Start Entries shown

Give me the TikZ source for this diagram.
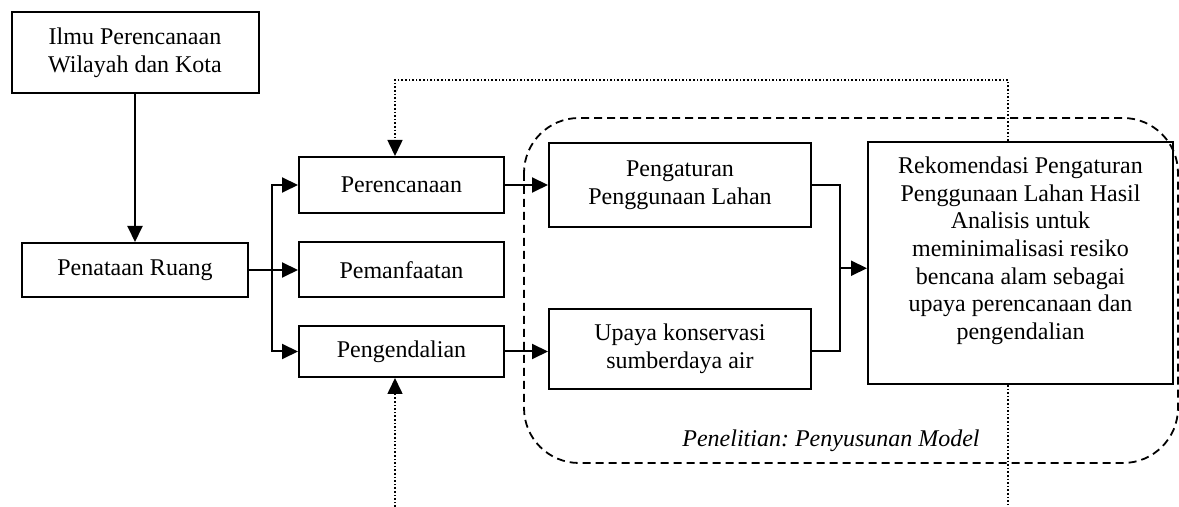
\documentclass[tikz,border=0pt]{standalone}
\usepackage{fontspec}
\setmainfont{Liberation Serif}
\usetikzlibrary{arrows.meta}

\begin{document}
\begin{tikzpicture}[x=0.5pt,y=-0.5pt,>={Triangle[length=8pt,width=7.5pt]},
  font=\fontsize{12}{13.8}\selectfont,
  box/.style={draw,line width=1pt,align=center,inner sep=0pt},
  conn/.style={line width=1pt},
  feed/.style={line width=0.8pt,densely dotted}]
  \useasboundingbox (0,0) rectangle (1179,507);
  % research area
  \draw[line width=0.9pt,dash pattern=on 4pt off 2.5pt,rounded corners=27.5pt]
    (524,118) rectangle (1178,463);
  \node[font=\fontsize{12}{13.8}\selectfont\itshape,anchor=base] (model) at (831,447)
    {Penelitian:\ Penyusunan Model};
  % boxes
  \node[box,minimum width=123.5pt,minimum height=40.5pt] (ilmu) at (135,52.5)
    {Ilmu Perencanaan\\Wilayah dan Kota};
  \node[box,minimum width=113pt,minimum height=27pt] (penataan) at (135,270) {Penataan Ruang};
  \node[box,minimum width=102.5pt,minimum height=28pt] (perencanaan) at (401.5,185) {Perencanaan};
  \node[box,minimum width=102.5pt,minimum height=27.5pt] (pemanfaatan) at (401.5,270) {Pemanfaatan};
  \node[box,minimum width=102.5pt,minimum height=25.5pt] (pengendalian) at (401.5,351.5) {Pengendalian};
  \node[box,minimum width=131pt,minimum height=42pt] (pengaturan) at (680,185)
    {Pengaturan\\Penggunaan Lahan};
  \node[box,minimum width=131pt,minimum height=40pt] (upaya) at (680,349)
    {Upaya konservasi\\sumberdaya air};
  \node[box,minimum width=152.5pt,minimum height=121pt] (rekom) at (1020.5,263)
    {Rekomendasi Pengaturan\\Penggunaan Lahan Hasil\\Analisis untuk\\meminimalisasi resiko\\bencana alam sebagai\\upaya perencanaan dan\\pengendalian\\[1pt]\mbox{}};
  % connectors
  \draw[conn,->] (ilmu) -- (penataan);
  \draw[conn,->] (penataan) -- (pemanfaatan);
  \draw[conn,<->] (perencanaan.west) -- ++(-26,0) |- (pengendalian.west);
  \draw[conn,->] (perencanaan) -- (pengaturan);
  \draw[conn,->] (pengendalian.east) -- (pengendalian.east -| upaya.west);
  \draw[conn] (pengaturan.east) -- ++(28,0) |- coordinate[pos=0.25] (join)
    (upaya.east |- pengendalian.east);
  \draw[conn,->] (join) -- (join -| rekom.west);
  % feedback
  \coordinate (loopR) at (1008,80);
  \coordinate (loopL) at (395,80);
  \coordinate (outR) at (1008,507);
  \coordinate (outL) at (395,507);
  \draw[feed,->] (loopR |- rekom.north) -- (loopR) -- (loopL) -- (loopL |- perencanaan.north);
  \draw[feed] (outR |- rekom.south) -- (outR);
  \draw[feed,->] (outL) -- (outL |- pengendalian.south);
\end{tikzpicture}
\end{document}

End Entries shown
Start Entries shown

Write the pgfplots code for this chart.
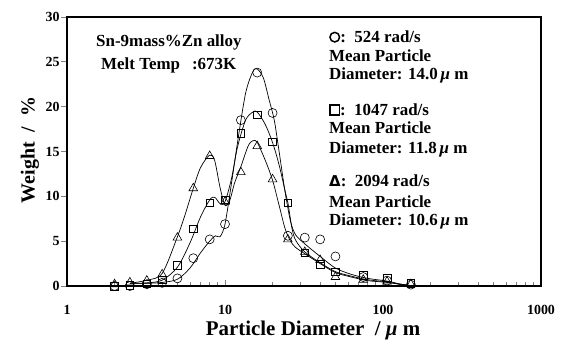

End Entries shown
Start Entries shown

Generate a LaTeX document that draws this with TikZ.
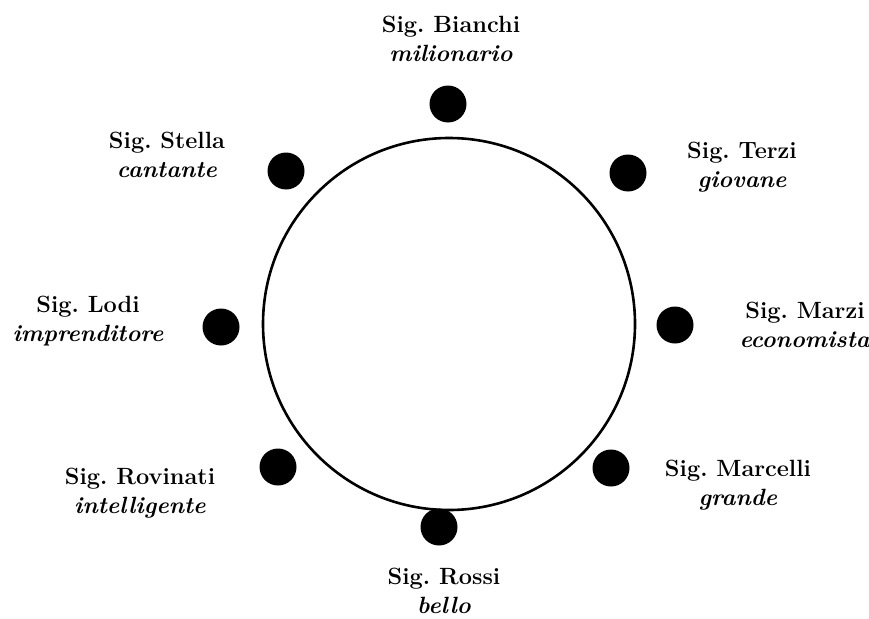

End Entries shown

#### [What is being asked]
Pick out each line containing the string "this" and copy it.

#### [Finished task]
Give me the TikZ source for this diagram.
Write the pgfplots code for this chart.
Generate a LaTeX document that draws this with TikZ.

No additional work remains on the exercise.